> [LISTED ENTRIES]
-----
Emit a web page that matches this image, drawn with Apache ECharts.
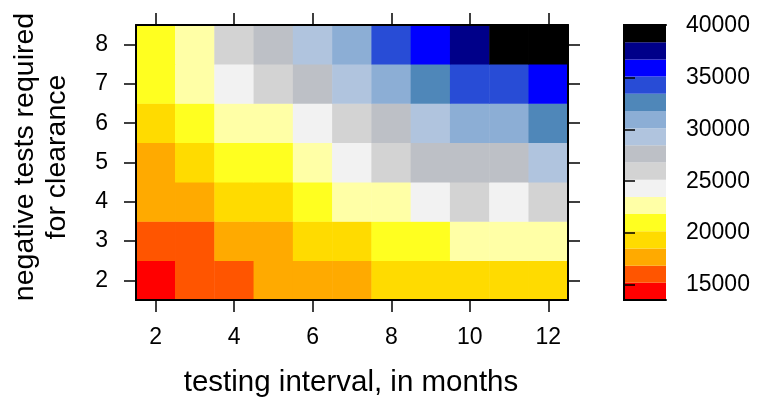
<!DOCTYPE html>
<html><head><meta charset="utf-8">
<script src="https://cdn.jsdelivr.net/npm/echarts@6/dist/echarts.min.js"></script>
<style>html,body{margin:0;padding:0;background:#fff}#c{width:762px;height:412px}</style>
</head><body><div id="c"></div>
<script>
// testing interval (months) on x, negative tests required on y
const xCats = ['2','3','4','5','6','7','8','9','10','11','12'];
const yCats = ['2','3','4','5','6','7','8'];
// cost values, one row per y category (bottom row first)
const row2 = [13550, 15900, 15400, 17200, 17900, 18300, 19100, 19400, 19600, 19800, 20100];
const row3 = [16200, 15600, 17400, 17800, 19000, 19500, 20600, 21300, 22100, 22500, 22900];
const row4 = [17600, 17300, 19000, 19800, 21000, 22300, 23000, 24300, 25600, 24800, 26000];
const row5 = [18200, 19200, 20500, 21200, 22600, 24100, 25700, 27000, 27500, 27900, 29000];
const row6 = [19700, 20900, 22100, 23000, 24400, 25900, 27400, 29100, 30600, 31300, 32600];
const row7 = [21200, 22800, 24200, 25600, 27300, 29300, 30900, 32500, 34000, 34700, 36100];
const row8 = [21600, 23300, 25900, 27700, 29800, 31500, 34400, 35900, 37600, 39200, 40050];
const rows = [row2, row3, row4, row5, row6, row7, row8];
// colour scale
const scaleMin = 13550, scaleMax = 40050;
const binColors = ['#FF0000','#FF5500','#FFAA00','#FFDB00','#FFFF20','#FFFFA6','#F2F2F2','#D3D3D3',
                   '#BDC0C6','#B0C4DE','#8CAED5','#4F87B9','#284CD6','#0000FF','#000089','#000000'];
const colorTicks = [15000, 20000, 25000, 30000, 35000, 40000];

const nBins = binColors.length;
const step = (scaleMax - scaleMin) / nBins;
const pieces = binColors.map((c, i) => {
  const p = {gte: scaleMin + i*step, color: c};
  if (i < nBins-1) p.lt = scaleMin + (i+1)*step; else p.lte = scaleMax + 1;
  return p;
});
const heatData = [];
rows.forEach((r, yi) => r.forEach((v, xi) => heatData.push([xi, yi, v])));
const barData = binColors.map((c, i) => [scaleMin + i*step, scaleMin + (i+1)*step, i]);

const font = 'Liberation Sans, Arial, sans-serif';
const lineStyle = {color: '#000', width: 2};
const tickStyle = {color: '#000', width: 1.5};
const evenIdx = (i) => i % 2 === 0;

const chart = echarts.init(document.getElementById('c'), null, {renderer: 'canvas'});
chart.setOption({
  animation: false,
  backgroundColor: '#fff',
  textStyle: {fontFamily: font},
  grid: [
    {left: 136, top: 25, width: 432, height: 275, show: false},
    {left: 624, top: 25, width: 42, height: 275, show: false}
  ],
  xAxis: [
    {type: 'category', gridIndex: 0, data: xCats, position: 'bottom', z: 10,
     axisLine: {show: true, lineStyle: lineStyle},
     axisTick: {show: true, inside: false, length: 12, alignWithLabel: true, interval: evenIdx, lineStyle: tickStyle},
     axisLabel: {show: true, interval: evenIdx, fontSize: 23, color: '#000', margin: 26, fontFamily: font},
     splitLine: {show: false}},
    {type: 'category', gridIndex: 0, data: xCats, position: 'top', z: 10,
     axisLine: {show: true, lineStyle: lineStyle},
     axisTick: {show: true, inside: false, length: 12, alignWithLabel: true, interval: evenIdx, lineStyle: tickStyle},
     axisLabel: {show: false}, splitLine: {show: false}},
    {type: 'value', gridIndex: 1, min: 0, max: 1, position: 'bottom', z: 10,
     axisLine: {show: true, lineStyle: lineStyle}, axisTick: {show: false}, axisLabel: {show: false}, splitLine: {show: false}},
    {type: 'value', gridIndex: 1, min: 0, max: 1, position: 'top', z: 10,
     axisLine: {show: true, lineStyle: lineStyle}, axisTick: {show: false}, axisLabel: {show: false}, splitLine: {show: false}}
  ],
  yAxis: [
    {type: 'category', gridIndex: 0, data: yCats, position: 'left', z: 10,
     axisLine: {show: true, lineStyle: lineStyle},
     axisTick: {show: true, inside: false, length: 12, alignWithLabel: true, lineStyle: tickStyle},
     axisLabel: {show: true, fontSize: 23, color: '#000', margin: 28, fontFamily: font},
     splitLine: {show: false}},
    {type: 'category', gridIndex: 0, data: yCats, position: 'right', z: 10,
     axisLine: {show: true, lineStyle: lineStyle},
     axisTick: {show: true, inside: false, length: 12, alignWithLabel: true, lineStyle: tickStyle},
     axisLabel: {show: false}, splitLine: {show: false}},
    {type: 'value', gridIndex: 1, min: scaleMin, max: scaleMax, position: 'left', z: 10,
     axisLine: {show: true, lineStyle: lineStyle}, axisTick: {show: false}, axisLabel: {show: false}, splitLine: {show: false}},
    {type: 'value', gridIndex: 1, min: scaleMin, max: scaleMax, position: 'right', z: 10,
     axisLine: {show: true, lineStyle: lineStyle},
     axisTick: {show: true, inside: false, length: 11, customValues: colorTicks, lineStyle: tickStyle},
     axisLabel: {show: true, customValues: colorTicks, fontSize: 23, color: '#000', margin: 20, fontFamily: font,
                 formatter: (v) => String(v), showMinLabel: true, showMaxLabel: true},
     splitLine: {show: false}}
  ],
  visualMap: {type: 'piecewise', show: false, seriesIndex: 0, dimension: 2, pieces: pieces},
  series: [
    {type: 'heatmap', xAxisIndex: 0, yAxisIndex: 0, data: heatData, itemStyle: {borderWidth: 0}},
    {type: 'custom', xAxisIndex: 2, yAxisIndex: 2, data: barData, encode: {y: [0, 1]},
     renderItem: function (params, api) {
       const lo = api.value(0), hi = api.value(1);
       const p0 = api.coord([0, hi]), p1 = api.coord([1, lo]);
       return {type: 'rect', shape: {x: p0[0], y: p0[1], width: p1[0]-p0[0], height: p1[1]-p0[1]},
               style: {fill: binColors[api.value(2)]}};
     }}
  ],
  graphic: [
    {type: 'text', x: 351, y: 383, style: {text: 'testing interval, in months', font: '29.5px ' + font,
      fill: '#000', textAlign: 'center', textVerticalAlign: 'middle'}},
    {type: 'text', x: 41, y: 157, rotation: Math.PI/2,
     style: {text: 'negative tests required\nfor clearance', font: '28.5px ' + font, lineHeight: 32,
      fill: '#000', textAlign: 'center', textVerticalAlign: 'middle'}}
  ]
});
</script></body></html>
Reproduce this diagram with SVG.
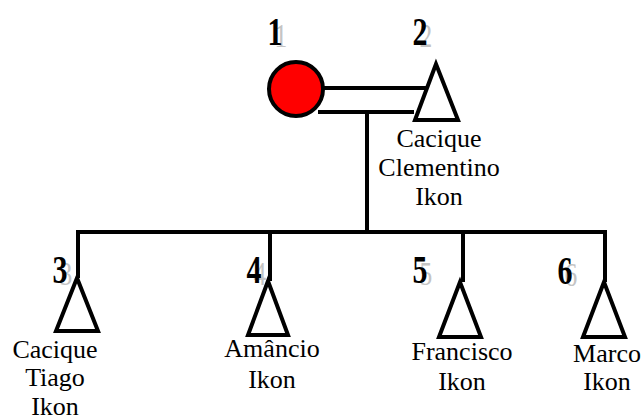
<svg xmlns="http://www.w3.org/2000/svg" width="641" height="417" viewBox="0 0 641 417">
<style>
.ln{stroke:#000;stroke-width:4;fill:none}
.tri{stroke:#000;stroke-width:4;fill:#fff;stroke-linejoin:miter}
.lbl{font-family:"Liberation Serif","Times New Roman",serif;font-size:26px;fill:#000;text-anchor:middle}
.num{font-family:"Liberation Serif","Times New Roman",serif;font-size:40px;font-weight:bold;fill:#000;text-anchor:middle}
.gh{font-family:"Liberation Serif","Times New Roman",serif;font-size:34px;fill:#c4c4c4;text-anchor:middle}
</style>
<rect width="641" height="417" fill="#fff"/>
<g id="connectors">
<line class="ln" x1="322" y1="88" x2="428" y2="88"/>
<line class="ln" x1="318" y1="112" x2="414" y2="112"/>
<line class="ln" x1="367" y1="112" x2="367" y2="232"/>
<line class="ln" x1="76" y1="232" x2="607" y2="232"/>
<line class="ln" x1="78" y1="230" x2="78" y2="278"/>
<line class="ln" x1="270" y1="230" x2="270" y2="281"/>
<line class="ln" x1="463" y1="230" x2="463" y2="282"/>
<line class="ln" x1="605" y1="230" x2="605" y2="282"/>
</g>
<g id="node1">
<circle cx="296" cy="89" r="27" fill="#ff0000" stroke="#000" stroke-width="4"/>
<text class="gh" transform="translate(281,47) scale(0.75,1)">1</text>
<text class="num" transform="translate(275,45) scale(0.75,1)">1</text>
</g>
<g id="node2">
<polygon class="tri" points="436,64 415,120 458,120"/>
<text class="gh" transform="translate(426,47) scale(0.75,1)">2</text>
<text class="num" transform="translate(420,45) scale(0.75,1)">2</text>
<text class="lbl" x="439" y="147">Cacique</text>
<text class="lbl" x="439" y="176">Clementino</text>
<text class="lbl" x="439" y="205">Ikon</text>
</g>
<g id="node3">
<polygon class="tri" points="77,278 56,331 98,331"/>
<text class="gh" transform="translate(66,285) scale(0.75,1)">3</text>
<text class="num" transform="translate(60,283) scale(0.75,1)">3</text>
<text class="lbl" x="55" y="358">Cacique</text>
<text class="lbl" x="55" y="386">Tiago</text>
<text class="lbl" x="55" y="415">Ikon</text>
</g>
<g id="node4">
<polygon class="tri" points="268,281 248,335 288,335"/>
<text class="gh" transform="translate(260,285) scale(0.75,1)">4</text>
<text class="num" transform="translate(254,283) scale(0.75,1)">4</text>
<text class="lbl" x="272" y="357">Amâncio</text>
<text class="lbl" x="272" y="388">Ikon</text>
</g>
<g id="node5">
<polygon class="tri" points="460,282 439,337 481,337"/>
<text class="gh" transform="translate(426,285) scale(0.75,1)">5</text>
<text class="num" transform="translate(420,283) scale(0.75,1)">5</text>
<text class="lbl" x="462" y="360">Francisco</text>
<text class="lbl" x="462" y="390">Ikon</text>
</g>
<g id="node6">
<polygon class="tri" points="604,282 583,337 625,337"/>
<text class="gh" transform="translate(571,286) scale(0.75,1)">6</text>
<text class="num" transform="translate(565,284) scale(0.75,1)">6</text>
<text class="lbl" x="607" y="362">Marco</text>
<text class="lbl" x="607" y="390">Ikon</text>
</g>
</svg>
-----
> [WORK INSTRUCTIONS]
Read through the entries and copy each line in which "this" appears.

> [WRITTEN ANSWER]
Emit a web page that matches this image, drawn with Apache ECharts.
Reproduce this diagram with SVG.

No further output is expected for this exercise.